What you have to do: Show all lines holding "that".

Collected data
= = = = =

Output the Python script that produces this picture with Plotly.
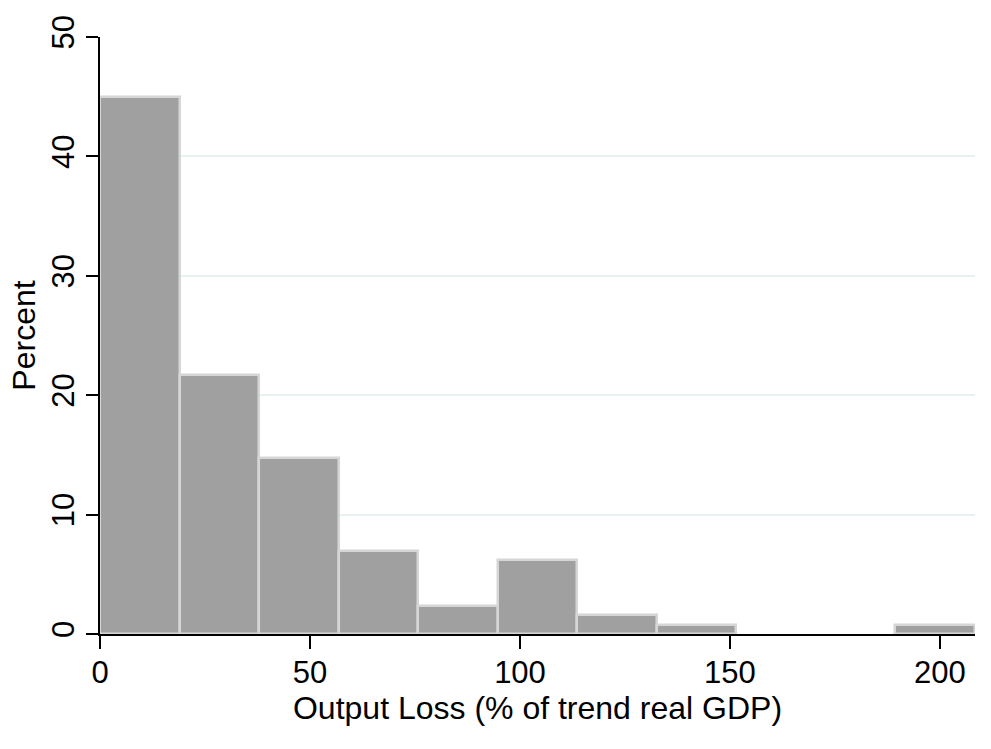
import plotly.graph_objects as go

# Histogram of output loss (% of trend real GDP); 11 bins starting at 0
bin_start = 0.0
bin_width = 18.94
percent = [44.96, 21.71, 14.73, 6.98, 2.33, 6.20, 1.55, 0.78, 0.0, 0.0, 0.78]
x_ticks = [0, 50, 100, 150, 200]
y_ticks = [0, 10, 20, 30, 40, 50]

centers = [bin_start + bin_width * (i + 0.5) for i in range(len(percent))]
x_max = bin_start + bin_width * len(percent)
# empty bins are not drawn
bx = [c for c, p in zip(centers, percent) if p > 0]
by = [p for p in percent if p > 0]

fig = go.Figure()
fig.add_trace(go.Bar(
    x=bx, y=by, width=[bin_width] * len(bx),
    marker=dict(color="rgb(160,160,160)", line=dict(color="rgb(214,214,214)", width=2.5)),
    hoverinfo="x+y",
))

font_family = "Liberation Sans, Arial, sans-serif"
fig.update_layout(
    width=991, height=749,
    margin=dict(l=100, r=16, t=37, b=115),
    paper_bgcolor="white", plot_bgcolor="white",
    bargap=0, showlegend=False,
    font=dict(family=font_family, size=32, color="black"),
)
fig.update_xaxes(
    range=[bin_start, x_max], tickvals=x_ticks, ticktext=[str(v) for v in x_ticks],
    showgrid=False, zeroline=False, automargin=False,
    showline=True, linecolor="black", linewidth=2,
    ticks="outside", ticklen=13, tickwidth=2, tickcolor="black",
    ticklabelstandoff=-3,
    tickfont=dict(size=31),
    title=dict(text="Output Loss (% of trend real GDP)", font=dict(size=32), standoff=0),
)
fig.update_yaxes(
    range=[0, 50], tickvals=y_ticks, ticktext=[str(v) for v in y_ticks],
    showgrid=True, gridcolor="rgb(232,240,242)", gridwidth=2,
    zeroline=False, automargin=False,
    showline=True, linecolor="black", linewidth=2,
    ticks="outside", ticklen=12, tickwidth=2, tickcolor="black",
    tickangle=-90, ticklabelstandoff=0,
    tickfont=dict(size=31),
    title=dict(text="Percent", font=dict(size=32), standoff=0),
)

fig.write_html("out.html", config={"displayModeBar": False},
               post_script="document.body.style.margin='0';")
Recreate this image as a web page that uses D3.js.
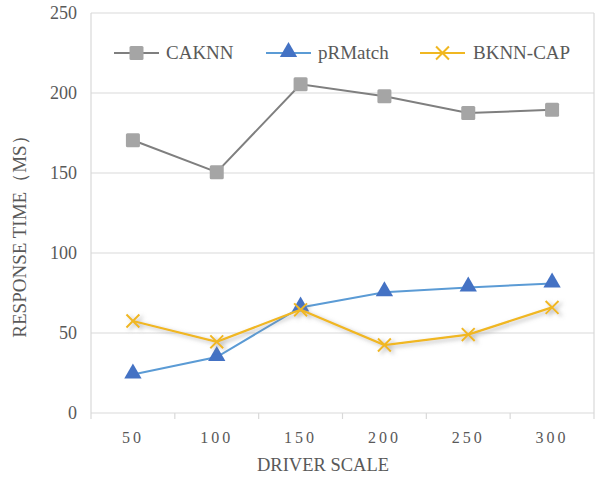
<!DOCTYPE html>
<html><head><meta charset="utf-8">
<script src="https://cdn.jsdelivr.net/npm/d3@7"></script>
<style>body{margin:0;background:#fff}svg{display:block}</style>
</head><body>
<svg id="c" width="600" height="479"></svg>
<script>
const categories = ["50","100","150","200","250","300"];
const caknn = [170.5, 150.5, 205.5, 198, 187.5, 189.5];
const prmatch = [24, 35, 66, 75.5, 78.5, 81];
const bknncap = [57.5, 44.5, 64.5, 42.5, 49, 66];
const yTicks = [0, 50, 100, 150, 200, 250];
const seriesNames = ["CAKNN", "pRMatch", "BKNN-CAP"];

const svg = d3.select("#c");
const L = 91, R = 594, T = 13, B = 413;
const x = d3.scaleBand().domain(categories).range([L, R]);
const y = d3.scaleLinear().domain([0, 250]).range([B, T]);
const font = "'Liberation Serif', 'Times New Roman', serif";
const txt = "#595959";

const defs = svg.append("defs");
const f = defs.append("filter").attr("id","sh").attr("x","-20%").attr("y","-20%").attr("width","140%").attr("height","160%");
f.append("feDropShadow").attr("dx",3).attr("dy",2).attr("stdDeviation",2).attr("flood-color","#888").attr("flood-opacity",0.6);

// gridlines
svg.append("g").selectAll("line").data(yTicks).join("line")
  .attr("x1", L).attr("x2", R).attr("y1", d => y(d)).attr("y2", d => y(d))
  .attr("stroke", "#d9d9d9").attr("stroke-width", 1.2);
svg.append("line").attr("x1",L).attr("x2",L).attr("y1",T).attr("y2",B).attr("stroke","#d9d9d9").attr("stroke-width",1.2);
svg.append("line").attr("x1",R).attr("x2",R).attr("y1",T).attr("y2",B).attr("stroke","#d9d9d9").attr("stroke-width",1.2);

// x axis ticks
const xAxis = d3.axisBottom(x).tickSize(0).tickPadding(0);
const gx = svg.append("g").attr("transform", `translate(0,${B})`).call(xAxis);
gx.select(".domain").remove();
gx.selectAll("text").attr("font-family", font).attr("font-size", 16).attr("fill", txt)
  .attr("letter-spacing", 3).attr("dy", 0).attr("y", 30);
const bounds = x.domain().map(d => x(d)).concat([R]);
svg.append("g").selectAll("line").data(bounds).join("line")
  .attr("x1", d => d).attr("x2", d => d).attr("y1", B).attr("y2", B + 6)
  .attr("stroke", "#d9d9d9").attr("stroke-width", 1.2);

// y axis labels
const yAxis = d3.axisLeft(y).tickValues(yTicks).tickSize(0).tickPadding(0);
const gy = svg.append("g").attr("transform", `translate(77,0)`).call(yAxis);
gy.select(".domain").remove();
gy.selectAll("text").attr("font-family", font).attr("font-size", 18).attr("fill", txt);

// titles
svg.append("text").attr("x", 323).attr("y", 471).attr("text-anchor","middle")
  .attr("font-family", font).attr("font-size", 18.5).attr("fill", txt).text("DRIVER SCALE");
svg.append("text").attr("transform","translate(26,232) rotate(-90)").attr("text-anchor","middle")
  .attr("font-family", font).attr("font-size", 19).attr("fill", txt).text("RESPONSE TIME（MS）");

const cx = d => x(d) + x.bandwidth() / 2;
const line = d3.line().x((d, i) => cx(categories[i])).y(d => y(d));

// CAKNN
svg.append("path").datum(caknn).attr("d", line).attr("fill","none").attr("stroke","#7f7f7f").attr("stroke-width",2);
svg.append("g").selectAll("rect").data(caknn).join("rect")
  .attr("x", (d,i) => cx(categories[i]) - 7).attr("y", d => y(d) - 7)
  .attr("width", 14).attr("height", 14).attr("rx", 1.5).attr("fill", "#a5a5a5");

// pRMatch
svg.append("path").datum(prmatch).attr("d", line).attr("fill","none").attr("stroke","#5b9bd5").attr("stroke-width",2);
const tri = d3.symbol().type(d3.symbolTriangle).size(130);
svg.append("g").selectAll("path").data(prmatch).join("path")
  .attr("d", tri).attr("transform", (d,i) => `translate(${cx(categories[i])},${y(d) - 1})`)
  .attr("fill", "#4472c4");

// BKNN-CAP
const gb = svg.append("g").attr("filter","url(#sh)");
gb.append("path").datum(bknncap).attr("d", line).attr("fill","none").attr("stroke","#f0b721").attr("stroke-width",2.2);
const xs = d3.symbol().type(d3.symbolX).size(110);
gb.append("g").selectAll("path").data(bknncap).join("path")
  .attr("d", xs).attr("transform", (d,i) => `translate(${cx(categories[i])},${y(d)})`)
  .attr("fill","none").attr("stroke","#f0b721").attr("stroke-width",2);

// legend
const ly = 53;
const leg = [
  {name: seriesNames[0], x1: 114, x2: 159, c: "#7f7f7f", tx: 166},
  {name: seriesNames[1], x1: 266, x2: 311, c: "#5b9bd5", tx: 318},
  {name: seriesNames[2], x1: 420, x2: 465, c: "#f0b721", tx: 473}
];
leg.forEach((l, i) => {
  svg.append("line").attr("x1", l.x1).attr("x2", l.x2).attr("y1", ly).attr("y2", ly).attr("stroke", l.c).attr("stroke-width", 2);
  const m = (l.x1 + l.x2) / 2;
  if (i === 0) svg.append("rect").attr("x", m - 7).attr("y", ly - 7).attr("width", 14).attr("height", 14).attr("rx",1.5).attr("fill", "#a5a5a5");
  if (i === 1) svg.append("path").attr("d", tri).attr("transform", `translate(${m},${ly - 1})`).attr("fill", "#4472c4");
  if (i === 2) svg.append("path").attr("d", xs).attr("transform", `translate(${m},${ly})`).attr("fill","none").attr("stroke", l.c).attr("stroke-width", 2);
  svg.append("text").attr("x", l.tx).attr("y", ly + 6).attr("font-family", font).attr("font-size", 19).attr("fill", txt).text(l.name);
});
</script>
</body></html>
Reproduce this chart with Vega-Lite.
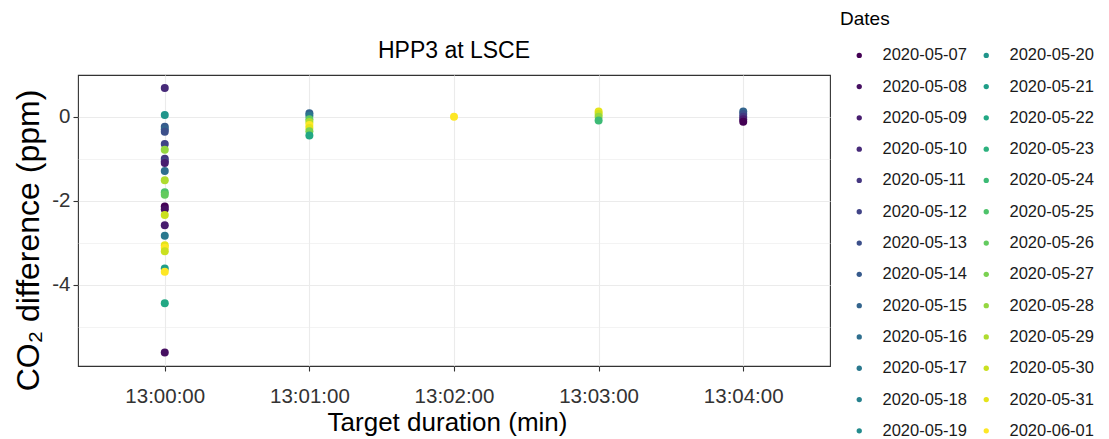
{
  "$schema": "https://vega.github.io/schema/vega-lite/v6.json",
  "width": 752,
  "height": 291,
  "autosize": {"type": "none"},
  "padding": {"left": 78, "top": 75, "right": 279, "bottom": 73},
  "background": "white",
  "config": {
    "font": "Liberation Sans",
    "view": {"stroke": "#333333", "strokeWidth": 1.1, "fill": "white"}
  },
  "title": {
    "text": "HPP3 at LSCE",
    "fontSize": 23,
    "fontWeight": "normal",
    "color": "#000000",
    "anchor": "middle",
    "frame": "group",
    "offset": 14,
    "dy": 67
  },
  "data": {
    "values": [
      {"duration": "13:00:00", "diff": 0.68, "date": "2020-05-10"},
      {"duration": "13:00:00", "diff": 0.04, "date": "2020-05-20"},
      {"duration": "13:00:00", "diff": -0.24, "date": "2020-05-14"},
      {"duration": "13:00:00", "diff": -0.30, "date": "2020-05-15"},
      {"duration": "13:00:00", "diff": -0.36, "date": "2020-05-13"},
      {"duration": "13:00:00", "diff": -0.65, "date": "2020-05-12"},
      {"duration": "13:00:00", "diff": -0.79, "date": "2020-05-28"},
      {"duration": "13:00:00", "diff": -1.00, "date": "2020-05-11"},
      {"duration": "13:00:00", "diff": -1.06, "date": "2020-05-12"},
      {"duration": "13:00:00", "diff": -1.10, "date": "2020-05-09"},
      {"duration": "13:00:00", "diff": -1.29, "date": "2020-05-16"},
      {"duration": "13:00:00", "diff": -1.51, "date": "2020-05-29"},
      {"duration": "13:00:00", "diff": -1.80, "date": "2020-05-25"},
      {"duration": "13:00:00", "diff": -1.86, "date": "2020-05-26"},
      {"duration": "13:00:00", "diff": -2.14, "date": "2020-05-07"},
      {"duration": "13:00:00", "diff": -2.20, "date": "2020-05-08"},
      {"duration": "13:00:00", "diff": -2.34, "date": "2020-05-30"},
      {"duration": "13:00:00", "diff": -2.58, "date": "2020-05-09"},
      {"duration": "13:00:00", "diff": -2.83, "date": "2020-05-17"},
      {"duration": "13:00:00", "diff": -3.06, "date": "2020-05-31"},
      {"duration": "13:00:00", "diff": -3.12, "date": "2020-06-01"},
      {"duration": "13:00:00", "diff": -3.20, "date": "2020-05-30"},
      {"duration": "13:00:00", "diff": -3.61, "date": "2020-05-21"},
      {"duration": "13:00:00", "diff": -3.69, "date": "2020-06-01"},
      {"duration": "13:00:00", "diff": -4.44, "date": "2020-05-22"},
      {"duration": "13:00:00", "diff": -5.61, "date": "2020-05-08"},
      {"duration": "13:01:00", "diff": 0.08, "date": "2020-05-15"},
      {"duration": "13:01:00", "diff": 0.02, "date": "2020-05-17"},
      {"duration": "13:01:00", "diff": -0.06, "date": "2020-05-26"},
      {"duration": "13:01:00", "diff": -0.13, "date": "2020-05-29"},
      {"duration": "13:01:00", "diff": -0.20, "date": "2020-06-01"},
      {"duration": "13:01:00", "diff": -0.27, "date": "2020-05-31"},
      {"duration": "13:01:00", "diff": -0.35, "date": "2020-05-27"},
      {"duration": "13:01:00", "diff": -0.45, "date": "2020-05-22"},
      {"duration": "13:02:00", "diff": 0.0, "date": "2020-06-01"},
      {"duration": "13:03:00", "diff": 0.12, "date": "2020-05-31"},
      {"duration": "13:03:00", "diff": 0.06, "date": "2020-05-30"},
      {"duration": "13:03:00", "diff": 0.0, "date": "2020-05-28"},
      {"duration": "13:03:00", "diff": -0.09, "date": "2020-05-24"},
      {"duration": "13:04:00", "diff": 0.12, "date": "2020-05-15"},
      {"duration": "13:04:00", "diff": 0.06, "date": "2020-05-13"},
      {"duration": "13:04:00", "diff": 0.0, "date": "2020-05-11"},
      {"duration": "13:04:00", "diff": -0.06, "date": "2020-05-09"},
      {"duration": "13:04:00", "diff": -0.12, "date": "2020-05-07"}
    ]
  },
  "mark": {"type": "circle", "size": 64, "opacity": 1},
  "encoding": {
    "x": {
      "field": "duration",
      "type": "ordinal",
      "scale": {"type": "point", "padding": 0.6},
      "axis": {
        "title": "Target duration (min)",
        "titleFontSize": 26,
        "titleFontWeight": "normal",
        "titleColor": "#000000",
        "titlePadding": 3,
        "titleX": 369,
        "labelAngle": 0,
        "labelFontSize": 20.5,
        "labelColor": "#333333",
        "labelPadding": 15,
        "tickSize": 5,
        "tickColor": "#333333",
        "tickWidth": 1.1,
        "domain": false,
        "grid": true,
        "gridColor": "#EBEBEB",
        "gridWidth": 1.1
      }
    },
    "y": {
      "field": "diff",
      "type": "quantitative",
      "scale": {"domain": [-5.93, 0.99], "nice": false, "zero": false},
      "axis": {
        "title": "CO₂ difference (ppm)",
        "titleFontSize": 32,
        "titleFontWeight": "normal",
        "titleColor": "#000000",
        "titlePadding": 6,
        "titleY": 165,
        "values": [-5, -4, -3, -2, -1, 0],
        "labelExpr": "datum.value % 2 == 0 ? '' + datum.value : ''",
        "labelFontSize": 20.5,
        "labelColor": "#333333",
        "labelPadding": 3,
        "tickSize": 5,
        "tickColor": "#333333",
        "tickWidth": 1.1,
        "tickOpacity": {"condition": {"test": "datum.value % 2 != 0", "value": 0}, "value": 1},
        "domain": false,
        "grid": true,
        "gridColor": "#EBEBEB",
        "gridWidth": {"condition": {"test": "datum.value % 2 != 0", "value": 0.6}, "value": 1.1}
      }
    },
    "color": {
      "field": "date",
      "type": "nominal",
      "scale": {
        "domain": ["2020-05-07","2020-05-08","2020-05-09","2020-05-10","2020-05-11","2020-05-12","2020-05-13","2020-05-14","2020-05-15","2020-05-16","2020-05-17","2020-05-18","2020-05-19","2020-05-20","2020-05-21","2020-05-22","2020-05-23","2020-05-24","2020-05-25","2020-05-26","2020-05-27","2020-05-28","2020-05-29","2020-05-30","2020-05-31","2020-06-01"],
        "range": ["#440154","#460F61","#481D6F","#472A79","#453781","#414487","#3C4F8A","#375A8C","#33648D","#2E6E8E","#2A788E","#27818E","#238B8D","#20958B","#1F9E88","#22A884","#2CB17E","#3CBA75","#4EC36A","#63CB5F","#7AD151","#94D740","#AFDC2F","#CAE020","#E5E41A","#FDE725"]
      },
      "legend": {
        "title": "Dates",
        "orient": "none",
        "legendX": 762,
        "legendY": -65,
        "columns": 2,
        "titleFontSize": 19,
        "titleFontWeight": "normal",
        "titleColor": "#000000",
        "titlePadding": 18,
        "symbolType": "circle",
        "symbolSize": 28,
        "symbolStrokeWidth": 0,
        "symbolOpacity": 1,
        "symbolOffset": 11,
        "labelOffset": 15,
        "labelFontSize": 16.5,
        "labelColor": "#1a1a1a",
        "rowPadding": 14.3,
        "columnPadding": -5
      }
    }
  }
}
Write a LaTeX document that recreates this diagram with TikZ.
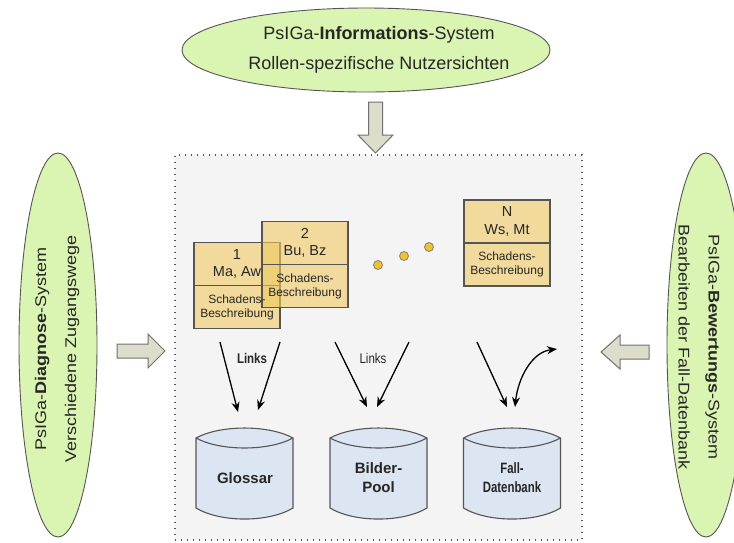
\documentclass[tikz,border=0pt]{standalone}
\usepackage{fontspec}
\setmainfont{Liberation Sans}
\usetikzlibrary{arrows.meta,shapes.geometric}

\definecolor{sysgreen}{HTML}{DAF5B2}
\definecolor{edgegray}{HTML}{555555}
\definecolor{blockfill}{HTML}{DDDDCB}
\definecolor{blockedge}{HTML}{707070}
\definecolor{panelfill}{HTML}{F4F4F4}
\definecolor{cardfill}{HTML}{F0CA60}
\definecolor{dotfill}{HTML}{F2C12E}
\definecolor{drumfill}{HTML}{DCE6F2}
\definecolor{textdark}{HTML}{262626}

% flatten a line of rotated text a little
\newcommand\flatline[1]{\scalebox{1}[0.86]{#1}}

\begin{document}
\begin{tikzpicture}[x=1pt,y=-1pt,
  panel/.style={draw=edgegray, fill=panelfill, line width=1.1pt,
    dash pattern=on 1.1pt off 4.9pt, minimum width=407, minimum height=385,
    inner sep=0pt},
  sysellipse/.style={ellipse, draw=edgegray, fill=sysgreen, line width=0.9pt,
    inner sep=0pt},
  systext/.style={align=center, text=textdark, inner sep=0pt,
    font=\fontsize{18}{30}\selectfont},
  blockarrow/.style={draw=blockedge, fill=blockfill, line width=1pt,
    line join=miter},
  card/.style={draw=edgegray, fill=cardfill, fill opacity=0.6,
    line width=1.1pt, minimum width=86, minimum height=86, inner sep=0pt},
  cardtop/.style={align=center, text=textdark, inner sep=0pt,
    font=\fontsize{14.5}{17.5}\selectfont},
  cardlow/.style={align=center, text=textdark, inner sep=0pt,
    font=\fontsize{12}{14}\selectfont},
  dotmark/.style={circle, draw=gray, fill=dotfill, line width=0.8pt,
    minimum size=9, inner sep=0pt},
  linkarrow/.style={line width=1.3pt, -{Stealth[length=10pt,width=8pt]}},
  linklabel/.style={text=textdark, inner sep=0pt},
  drumtext/.style={align=center, text=textdark, inner sep=0pt,
    font=\fontsize{15}{19}\selectfont\bfseries},
  drum/.pic={
    \path[draw=edgegray, fill=drumfill, line width=1.1pt]
      (-48.5,0) .. controls (-24,-13.3) and (24,-13.3) .. (48.5,0)
      -- (48.5,70) .. controls (24,84.7) and (-24,84.7) .. (-48.5,70) -- cycle;
    \draw[edgegray, line width=1.1pt]
      (-48.5,0) .. controls (-24,13.3) and (24,13.3) .. (48.5,0);
  }]

\useasboundingbox (0,0) rectangle (734,542);

% central dotted panel
\node[panel] (panel) at (378.5,347.5) {};

% the three surrounding systems
\node[sysellipse, minimum width=368, minimum height=84] (info) at (366,50) {};
\node[systext] (infotext) at (379,50)
  {PsIGa-\textbf{Informations}-System\\Rollen-spezifische Nutzersichten};

\node[sysellipse, minimum width=78, minimum height=384] (diag) at (58,345) {};
\node[systext, rotate=90] (diagtext) at (57,349)
  {\flatline{PsIGa-\textbf{Diagnose}-System}\\\flatline{Verschiedene Zugangswege}};

\node[sysellipse, minimum width=78, minimum height=384] (bew) at (706,345) {};
\node[systext, rotate=-90] (bewtext) at (699,347)
  {\flatline{PsIGa-\textbf{Bewertungs}-System}\\\flatline{Bearbeiten der Fall-Datenbank}};

% block arrows into the panel
\draw[blockarrow] (368.5,102) -- (382.5,102) -- (382.5,135) -- (393,135)
  -- (375.5,153) -- (358,135) -- (368.5,135) -- cycle;
\draw[blockarrow] (117,344) -- (148,344) -- (148,334) -- (165,351)
  -- (148,368) -- (148,358) -- (117,358) -- cycle;
\draw[blockarrow] (649,345) -- (620,345) -- (620,335) -- (601,352)
  -- (620,369) -- (620,359) -- (649,359) -- cycle;

% case cards
\node[card] (card1) at (237,285.5) {};
\draw[edgegray, line width=1.1pt] (card1.west) -- (card1.east);
\node[card] (card2) at (305,264.5) {};
\draw[edgegray, line width=1.1pt] (card2.west) -- (card2.east);
\node[card] (cardN) at (507,243) {};
\draw[edgegray, line width=1.1pt] (cardN.west) -- (cardN.east);

\node[cardtop] (card1top) at (237,264) {1\\Ma, Aw};
\node[cardlow] (card1low) at (237,307) {Schadens-\\Beschreibung};
\node[cardtop] (card2top) at (305,243) {2\\Bu, Bz};
\node[cardlow] (card2low) at (305,286) {Schadens-\\Beschreibung};
\node[cardtop] (cardNtop) at (507,221.5) {N\\Ws, Mt};
\node[cardlow] (cardNlow) at (507,264.5) {Schadens-\\Beschreibung};

% ellipsis dots between the cards
\node[dotmark] (dot1) at (378,265) {};
\node[dotmark] (dot2) at (404,256) {};
\node[dotmark] (dot3) at (429,247) {};

% link arrows
\coordinate (g1s) at (220,342);  \coordinate (g1e) at (238,412);
\coordinate (g2s) at (280,342);  \coordinate (g2e) at (258,410);
\coordinate (b1s) at (335,342);  \coordinate (b1e) at (367,407);
\coordinate (b2s) at (409,342);  \coordinate (b2e) at (377,407);
\coordinate (f1s) at (477,342);  \coordinate (f1e) at (507,407);
\coordinate (f2a) at (515,407);  \coordinate (f2b) at (557,349);

\draw[linkarrow] (g1s) -- (g1e);
\draw[linkarrow] (g2s) -- (g2e);
\draw[linkarrow] (b1s) -- (b1e);
\draw[linkarrow] (b2s) -- (b2e);
\draw[linkarrow] (f1s) -- (f1e);
\draw[line width=1.3pt, {Stealth[length=10pt,width=8pt]}-{Stealth[length=10pt,width=8pt]}]
  (f2a) .. controls (518,378) and (532,352) .. (f2b);

\node[linklabel] (links1) at (252,358)
  {\scalebox{0.82}[1]{\fontsize{14}{14}\selectfont\bfseries Links}};
\node[linklabel] (links2) at (373,358)
  {\scalebox{0.82}[1]{\fontsize{14}{14}\selectfont Links}};

% data stores
\pic (glossar) at (244.5,438) {drum};
\pic (bilder) at (378.5,438) {drum};
\pic (fall) at (512,438) {drum};

\node[drumtext] (glossartext) at (245,478) {Glossar};
\node[drumtext] (bildertext) at (378.5,477.5) {Bilder-\\Pool};
\node[drumtext] (falltext) at (512,477.5)
  {\scalebox{0.76}[1]{Fall-}\\\scalebox{0.76}[1]{Datenbank}};

\end{tikzpicture}
\end{document}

= = = = =

Output below:
Output the Python script that produces this picture with Plotly.
Recreate this image as a web page that uses D3.js.
Write a LaTeX document that recreates this diagram with TikZ.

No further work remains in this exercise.